I have belatedly realised that the memoir is a wide-ranging genre. Historian, Janine Rizzetti categorised memoirs by subject matter in her roundup of histories, memoirs and biographies reviewed in April for the Australian Women Writers’ Challenge. But Waging Peace does not fit into those categories. Recently on her blog at Whispering Gums, Sue reviewed Jill Roe’s last book, Our Fathers Cleared the Bush. In an interesting review which explored the style and the form of the book, Sue described it as “an amalgam of memoir/family history, regional history and historiography”.
The publisher, Allen & Unwin, describes Waging Peace as a “memoir of experiences and ideas”. I think of Waging Peace as a ‘thematic memoir’. It has a greater purpose than simply telling the story of the author’s life. Anne Deveson shares her life only as much as is needed to explore her thoughts about her theme, peace. “One person’s lifetime is a useful frame in which to explore change”, Deveson wrote.

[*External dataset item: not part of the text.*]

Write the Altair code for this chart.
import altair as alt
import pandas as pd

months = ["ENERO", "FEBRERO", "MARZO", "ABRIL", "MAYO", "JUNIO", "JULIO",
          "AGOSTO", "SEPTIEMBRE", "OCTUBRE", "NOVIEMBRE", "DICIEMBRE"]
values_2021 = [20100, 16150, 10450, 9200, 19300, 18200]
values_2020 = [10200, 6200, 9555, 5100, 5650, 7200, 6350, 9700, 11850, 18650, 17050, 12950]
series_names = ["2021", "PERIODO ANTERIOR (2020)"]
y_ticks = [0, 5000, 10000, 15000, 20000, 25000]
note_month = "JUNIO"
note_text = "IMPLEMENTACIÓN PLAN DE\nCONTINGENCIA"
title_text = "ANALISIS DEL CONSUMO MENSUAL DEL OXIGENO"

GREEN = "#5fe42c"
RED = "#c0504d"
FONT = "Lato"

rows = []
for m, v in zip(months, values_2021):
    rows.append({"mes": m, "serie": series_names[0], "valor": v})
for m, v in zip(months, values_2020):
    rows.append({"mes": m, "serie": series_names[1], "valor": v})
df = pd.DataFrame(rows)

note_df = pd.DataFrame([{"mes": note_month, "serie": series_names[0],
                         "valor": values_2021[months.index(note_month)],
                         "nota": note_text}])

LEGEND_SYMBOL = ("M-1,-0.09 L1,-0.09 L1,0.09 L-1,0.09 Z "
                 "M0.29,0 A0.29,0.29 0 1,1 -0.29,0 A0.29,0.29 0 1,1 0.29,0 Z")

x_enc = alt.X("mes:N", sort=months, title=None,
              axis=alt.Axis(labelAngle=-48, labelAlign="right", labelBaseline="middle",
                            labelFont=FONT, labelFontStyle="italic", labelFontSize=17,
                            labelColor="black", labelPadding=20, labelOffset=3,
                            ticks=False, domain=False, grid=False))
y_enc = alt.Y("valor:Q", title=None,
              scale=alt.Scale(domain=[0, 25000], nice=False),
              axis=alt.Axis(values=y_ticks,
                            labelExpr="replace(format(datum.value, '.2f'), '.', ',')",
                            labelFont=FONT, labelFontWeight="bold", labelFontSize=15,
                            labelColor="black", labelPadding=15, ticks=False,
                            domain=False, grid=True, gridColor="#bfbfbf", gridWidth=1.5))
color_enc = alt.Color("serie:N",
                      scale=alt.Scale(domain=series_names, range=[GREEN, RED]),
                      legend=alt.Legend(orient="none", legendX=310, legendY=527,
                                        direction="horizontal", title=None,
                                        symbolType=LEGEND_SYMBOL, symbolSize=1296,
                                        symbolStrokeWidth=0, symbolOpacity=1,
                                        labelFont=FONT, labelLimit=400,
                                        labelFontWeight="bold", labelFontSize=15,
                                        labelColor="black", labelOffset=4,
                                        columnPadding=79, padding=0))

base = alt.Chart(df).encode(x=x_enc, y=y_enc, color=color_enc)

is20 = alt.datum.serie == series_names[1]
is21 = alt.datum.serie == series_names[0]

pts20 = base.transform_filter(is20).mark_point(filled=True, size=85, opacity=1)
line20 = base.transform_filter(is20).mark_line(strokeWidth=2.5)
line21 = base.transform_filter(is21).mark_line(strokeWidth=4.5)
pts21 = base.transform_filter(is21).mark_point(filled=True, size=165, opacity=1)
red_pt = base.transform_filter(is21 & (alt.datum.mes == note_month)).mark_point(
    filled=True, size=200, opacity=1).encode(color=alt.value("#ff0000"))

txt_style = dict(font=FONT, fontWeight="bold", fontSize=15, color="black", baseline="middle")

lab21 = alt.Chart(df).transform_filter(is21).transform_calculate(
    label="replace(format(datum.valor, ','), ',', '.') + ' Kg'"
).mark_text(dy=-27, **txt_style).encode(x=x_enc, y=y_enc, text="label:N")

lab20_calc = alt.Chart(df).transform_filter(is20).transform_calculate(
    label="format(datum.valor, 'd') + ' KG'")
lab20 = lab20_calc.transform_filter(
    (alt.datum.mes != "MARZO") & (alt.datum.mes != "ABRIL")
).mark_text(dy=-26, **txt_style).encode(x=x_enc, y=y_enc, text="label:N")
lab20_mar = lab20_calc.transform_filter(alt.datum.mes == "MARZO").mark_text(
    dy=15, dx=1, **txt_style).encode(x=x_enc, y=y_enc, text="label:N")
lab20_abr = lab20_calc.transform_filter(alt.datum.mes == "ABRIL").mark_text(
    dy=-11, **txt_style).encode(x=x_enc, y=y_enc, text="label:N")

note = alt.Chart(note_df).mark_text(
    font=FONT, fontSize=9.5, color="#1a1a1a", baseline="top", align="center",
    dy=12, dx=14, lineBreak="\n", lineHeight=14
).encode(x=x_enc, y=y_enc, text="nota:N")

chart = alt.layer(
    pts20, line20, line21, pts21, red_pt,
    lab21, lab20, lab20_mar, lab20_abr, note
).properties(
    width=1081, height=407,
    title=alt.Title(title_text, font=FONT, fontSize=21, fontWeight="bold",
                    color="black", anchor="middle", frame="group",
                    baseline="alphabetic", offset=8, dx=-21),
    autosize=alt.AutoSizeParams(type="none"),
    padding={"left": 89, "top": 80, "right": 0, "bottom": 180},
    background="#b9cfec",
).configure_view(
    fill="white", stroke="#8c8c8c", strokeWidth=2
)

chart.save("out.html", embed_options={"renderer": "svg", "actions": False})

The subtitle explains it well. This book truly is “reflections on peace and war from an unconventional woman”.
Deveson was a skilled writer. The narrative, especially in the first part, is fast-paced. I did not agree with all that Anne Deveson said in this book, but that is not the point. This book succeeded because it made me think. It shows that it is possible to promote deep thought even when the writing style is easy to read.

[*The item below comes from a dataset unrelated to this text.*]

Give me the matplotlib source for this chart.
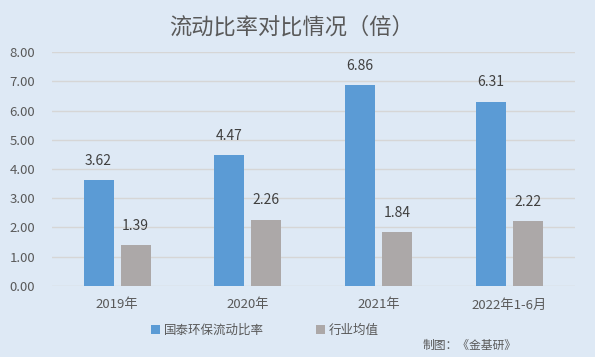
import matplotlib.pyplot as plt
import numpy as np

plt.rcParams['font.family'] = ['Noto Sans CJK SC', 'DejaVu Sans']

# 数据
years = ['2019年', '2020年', '2021年', '2022年1-6月']
guotai = [3.62, 4.47, 6.86, 6.31]
hangye = [1.39, 2.26, 1.84, 2.22]
yticks = [0, 1, 2, 3, 4, 5, 6, 7, 8]

bg = '#dee9f5'
txt = '#595959'

fig = plt.figure(figsize=(5.95, 3.57), dpi=100, facecolor=bg)
ax = fig.add_axes([0.087, 0.199, 0.879, 0.655])
ax.set_facecolor(bg)

x = np.arange(len(years))
w = 0.23
off = 0.142
b1 = ax.bar(x - off, guotai, w, color='#5b9bd5', label='国泰环保流动比率', zorder=3)
b2 = ax.bar(x + off, hangye, w, color='#aca8a8', label='行业均值', zorder=3)

for bars in (b1, b2):
    for r in bars:
        ax.annotate('%.2f' % r.get_height(), (r.get_x() + r.get_width() / 2, r.get_height()),
                    xytext=(0, 9), textcoords='offset points', ha='center', va='bottom',
                    fontsize=10, color='#404040')

ax.set_xlim(-0.5, 3.5)
ax.set_ylim(0, 8)
ax.set_yticks(yticks)
ax.set_yticklabels(['%.2f' % v for v in yticks])
ax.set_xticks(x)
ax.set_xticklabels(years)
ax.tick_params(length=0, colors=txt, labelsize=9.5)
ax.tick_params(axis='x', pad=9)
ax.tick_params(axis='y', pad=12)
ax.grid(axis='y', color='#d6d6d6', lw=1, zorder=0)
for s in ax.spines.values():
    s.set_visible(False)

fig.text(0.49, 0.925, '流动比率对比情况（倍）', ha='center', va='center', fontsize=16, color=txt)
fig.legend(loc='center', bbox_to_anchor=(0.445, 0.075), ncol=2, frameon=False,
           fontsize=9, handlelength=0.7, handleheight=0.7, handletextpad=0.3,
           columnspacing=4.2, labelcolor=txt)
fig.text(0.868, 0.033, '制图：《金基研》', ha='right', va='center', fontsize=8.5, color=txt)

plt.savefig('out.png', dpi=100, facecolor=bg)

Anne Deveson discusses Waging Peace in an interview on YouTube – it is well worth watching!
whisperinggums says
Greatly enjoyed this Yvonne. I think memoirs do warrant a lot of thinking about. There are those “tell all” memoirs by twenty-something celebrities (entertainers, sportspeople, and the like) which are often not very reflective (I’m generalising here), but there are many which grapple with big issues and concerns, and which also play with form and different ways of exploring those ideas. They can be really stimulating to read. Deveson’s sounds like one of these.

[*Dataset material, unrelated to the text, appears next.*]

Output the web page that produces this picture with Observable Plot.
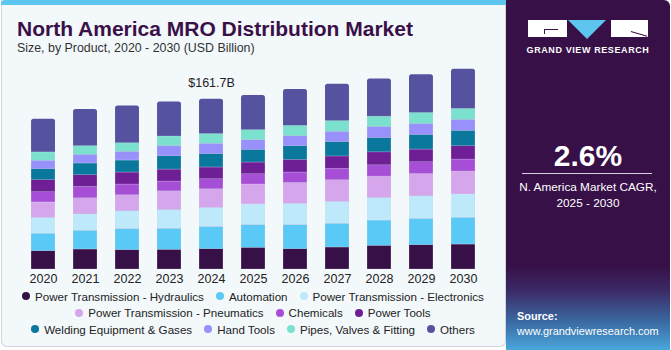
<!DOCTYPE html>
<html>
<head>
<meta charset="utf-8">
<script src="https://cdn.jsdelivr.net/npm/d3@7"></script>
<script src="https://cdn.jsdelivr.net/npm/@observablehq/plot@0.6"></script>
<style>
  body { margin: 0; background: #ffffff; font-family: "Liberation Sans", Arial, sans-serif; }
  #card { position: relative; width: 671px; height: 350px; overflow: hidden; background: #ffffff; }
  #left { position: absolute; left: 1px; top: 0; width: 503px; height: 346px; background: #f3f8fb;
          border: 1px solid #cfd5d9; border-top: none; border-radius: 0 0 6px 6px; }
  #strip { position: absolute; left: 1px; top: 0; width: 505px; height: 5px; background: #5cc6ef; border-radius: 4px 0 0 0; }
  #title { position: absolute; left: 17px; top: 16.5px; font-size: 21px; font-weight: 900; color: #3a1048; white-space: nowrap; }
  #subtitle { position: absolute; left: 17px; top: 41px; font-size: 12.4px; color: #333; white-space: nowrap; }
  #chart { position: absolute; left: 0; top: 60px; }
  #legend { position: absolute; left: 3px; top: 288px; width: 500px; font-size: 11.6px; color: #222; }
  .row { display: flex; justify-content: center; height: 16.5px; align-items: center; white-space: nowrap; }
  .item { display: flex; align-items: center; margin: 0 6px; }
  .dot { width: 8px; height: 8px; border-radius: 50%; margin-right: 5px; }
  #right { position: absolute; left: 506px; top: 0; width: 164px; height: 350px; border-radius: 0 6px 0 0;
           background: linear-gradient(to bottom, #371047 0%, #371047 76%, #3b2a66 83%, #3b6aa3 92%, #49a7db 100%); color: #fff; }
  .lg { position: absolute; }
  #gvr { position: absolute; left: 0; top: 45px; width: 164px; text-align: center; font-size: 9px; font-weight: bold; letter-spacing: 0.6px; white-space: nowrap; }
  #cagr { position: absolute; left: 0; top: 139px; width: 164px; text-align: center; font-size: 30px; font-weight: bold; }
  #rule { position: absolute; left: 16px; top: 173px; width: 130px; height: 1px; background: #d8cfe0; }
  #cagrtxt { position: absolute; left: 0; top: 179px; width: 164px; text-align: center; font-size: 11.8px; line-height: 16px; white-space: nowrap; }
  #src { position: absolute; left: 11px; top: 309px; font-size: 10.9px; line-height: 15px; white-space: nowrap; }
</style>
</head>
<body>
<div id="card">
  <div id="left"></div>
  <div id="strip"></div>
  <div id="title">North America MRO Distribution Market</div>
  <div id="subtitle">Size, by Product, 2020 - 2030 (USD Billion)</div>
  <div id="chart"></div>
  <div id="legend"></div>
  <div id="right">
    <div class="lg" style="left:22px;top:20px;width:39px;height:17px;background:#ffffff"></div>
    <div class="lg" style="left:38px;top:29px;width:14px;height:1px;background:#371047"></div>
    <div class="lg" style="left:38px;top:29px;width:1px;height:5px;background:#371047"></div>
    <div class="lg" style="left:62px;top:20px;width:0;height:0;border-left:19px solid transparent;border-right:19px solid transparent;border-top:19px solid #5cc6ef"></div>
    <div class="lg" style="left:105px;top:20px;width:37px;height:17px;background:#ffffff"></div>
    <div class="lg" style="left:125px;top:31px;width:17px;height:1px;background:#371047;transform:rotate(16deg);transform-origin:0 0"></div>
    <div id="gvr">GRAND VIEW RESEARCH</div>
    <div id="cagr">2.6%</div>
    <div id="rule"></div>
    <div id="cagrtxt">N. America Market CAGR,<br>2025 - 2030</div>
    <div id="src"><b>Source:</b><br>www.grandviewresearch.com</div>
  </div>
</div>
<script>
const years = ["2020","2021","2022","2023","2024","2025","2026","2027","2028","2029","2030"];
const categories = [
  "Power Transmission - Hydraulics", "Automation", "Power Transmission - Electronics",
  "Power Transmission - Pneumatics", "Chemicals", "Power Tools",
  "Welding Equipment & Gases", "Hand Tools", "Pipes, Valves & Fitting", "Others"
];
const colors = ["#371047", "#5bc9f5", "#bde9fa", "#d5a6ec", "#a64fd6", "#6e1f96", "#0a779d", "#9891fb", "#7ce0cf", "#5553a0"];

const hydraulics  = [17.4, 19.0, 18.4, 18.7, 19.3, 20.6, 19.3, 20.9, 22.5, 23.1, 23.7];
const automation  = [16.5, 17.7, 19.9, 19.9, 20.9, 21.5, 22.8, 22.5, 24.0, 24.7, 25.3];
const electronics = [15.2, 15.8, 17.1, 18.0, 18.4, 19.6, 20.3, 20.9, 21.5, 21.8, 22.2];
const pneumatics  = [14.6, 15.2, 15.2, 17.7, 17.7, 19.0, 19.9, 20.6, 20.2, 21.2, 21.8];
const chemicals   = [ 9.8, 10.8, 10.1,  9.2,  9.5,  9.8,  9.8, 10.8, 10.8, 11.1, 11.4];
const powerTools  = [11.4, 11.1, 11.4, 11.4, 11.1, 11.1, 12.0, 11.7, 12.3, 12.0, 12.7];
const welding     = [10.4, 11.1, 11.4, 12.7, 12.7, 12.0, 13.0, 13.6, 13.6, 13.9, 14.6];
const handTools   = [ 7.9,  8.2,  8.2,  9.5,  9.8,  9.2,  9.5,  9.8, 10.4, 10.4, 10.4];
const pipes       = [ 8.0,  8.2,  8.2,  9.2,  9.2,  9.5,  9.8, 10.1,  9.8, 10.4, 10.4];
const others      = [31.6, 34.8, 35.4, 32.9, 33.2, 32.9, 34.5, 35.1, 35.8, 36.4, 37.7];

const series = [hydraulics, automation, electronics, pneumatics, chemicals, powerTools, welding, handTools, pipes, others];
const annotationYear = "2024";
const annotationText = "$161.7B";

const rows = [];
years.forEach((yr, i) => categories.forEach((c, j) => rows.push({year: yr, category: c, value: series[j][i], order: j})));
const totals = years.map((yr, i) => ({year: yr, total: d3.sum(series, s => s[i])}));
const nonOthers = rows.filter(d => d.category !== "Others");

const chart = Plot.plot({
  width: 500,
  height: 230,
  marginTop: 10,
  marginBottom: 21,
  marginLeft: 13,
  marginRight: 7,
  style: {background: "transparent", fontFamily: "Liberation Sans, Arial, sans-serif", fontSize: "12.5px", color: "#222"},
  x: {domain: years, padding: 0.43, round: false, label: null, tickSize: 0, tickPadding: 5},
  y: {domain: [0, 189], axis: null},
  color: {domain: categories, range: colors},
  marks: [
    Plot.barY(totals, {x: "year", y: "total", fill: colors[colors.length - 1], rx: 2.5}),
    Plot.barY(nonOthers, Plot.stackY({order: "order"}, {x: "year", y: "value", fill: "category", stroke: "#ffffff", strokeOpacity: 0.35, strokeWidth: 0.6})),
    Plot.text(totals.filter(d => d.year === annotationYear), {x: "year", y: "total", text: () => annotationText, dy: -16, fill: "#222", fontSize: 12.5})
  ]
});
document.getElementById("chart").appendChild(chart);

const legend = document.getElementById("legend");
const legendRows = [[0, 1, 2], [3, 4, 5], [6, 7, 8, 9]];
legendRows.forEach(r => {
  const row = document.createElement("div");
  row.className = "row";
  r.forEach(j => {
    const item = document.createElement("div");
    item.className = "item";
    const dot = document.createElement("span");
    dot.className = "dot";
    dot.style.background = colors[j];
    const label = document.createElement("span");
    label.textContent = categories[j];
    item.appendChild(dot);
    item.appendChild(label);
    row.appendChild(item);
  });
  legend.appendChild(row);
});
</script>
</body>
</html>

BTW I liked your comment that you generally read memoirs “to learn about people very different” from yourself but that Deveson’s book showed you that your can also read them “to read about people like us who explore shared difficult experiences we do not talk about.” A point well made.
Oh, and thanks for the link.
perkinsy says
Thanks Sue! I must admit that I am rather ambivalent about memoirs as a genre, but when I read a good one like this, it reminds me of their value. Your review has made me keen to read Jill Roe’s, Our Fathers Cleared the Bush. It looks like another thought-provoking memoir.
whisperinggums says
Yes, like anything really, there are memoirs and there are memoirs. I don’t think it hurts to be cautious at all.
wadholloway says
This sounds like a wonderful book. My experience of the peace movement was of constant seminars discussing theory as well as action. Deveson was the same age as my mother, but it was important for us students that people of all ages were engaged and active within the movement. As for ‘memoir’ I think that it is part of the normalisation of post modernism that works on any subject may be illustrated by personal experience.
perkinsy says
You were closer to the peace movement than me. I didn’t have any close encounters – just saw the ‘nuclear free zone’ banner on Richmond Town Hall and demonstrations on television news. That is lovely that the younger people thought it was important that people of all ages had a place in it given that it was the era of the ‘generation gap’. A great example for us today.
I hadn’t thought of the memoir in the post-modern context – that makes sense. But there are still a lot of memoirs that don’t really go beyond the self in the way Anne Deveson does in this book. It was a wonderful read for that reason.